The Gordon Prize includes a $500,000 award, half of which will go to the university in “support of the continued development, refinement, and dissemination of The WPI Plan. The other $250,000 will be divided among four faculty leaders who have advanced the WPI Plan to new levels of innovation and opportunity.

They are Vaz, Diran Apelian, Alcoa-Howmet Professor of Mechanical Engineering; Arthur C. Heinricher, dean of undergraduate studies; and Kris Wobbe, associate dean of undergraduate studies.

WPI is investing its $250,000 into the Center for Project-based Learning, and Vaz who,  since 2006 has overseen the significant expansion of WPI’s Global Projects Program, will lead the new center.

Diran Apelian
Arthur C. Heinricher

“The Bernard M. Gordon Prize is the most prestigious award in engineering education,” he says. “The Prize recognizes 45 years of leadership in project-based learning as developed and delivered by several generations of WPI faculty.

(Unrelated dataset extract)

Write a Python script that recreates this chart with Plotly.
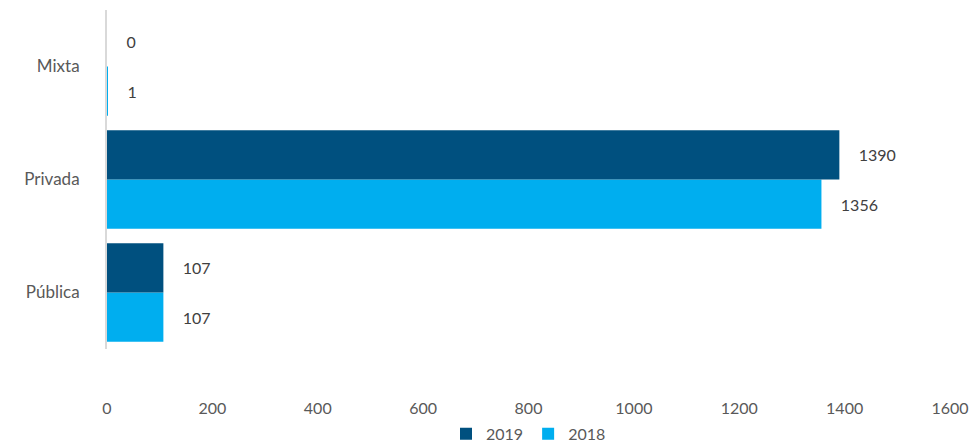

“We are greatly honored by this recognition. WPI will use the institutional portion of the Gordon Prize to support the launch of the WPI Center for Project-based Learning, aimed at helping other colleges and universities make progress in advancing project-based learning on their campuses. Through the Center, it is WPI’s objective to enhance student learning at institutions of all types across the nation and the world.”

Founded in 1964, the National Academy of Engineering is a private, independent, nonprofit institution that provides engineering leadership in service to the nation. Its mission is to advance the well-being of the nation by promoting a vibrant engineering profession and by marshaling the expertise and insights of eminent engineers to provide independent advice to the federal government on matters involving engineering and technology.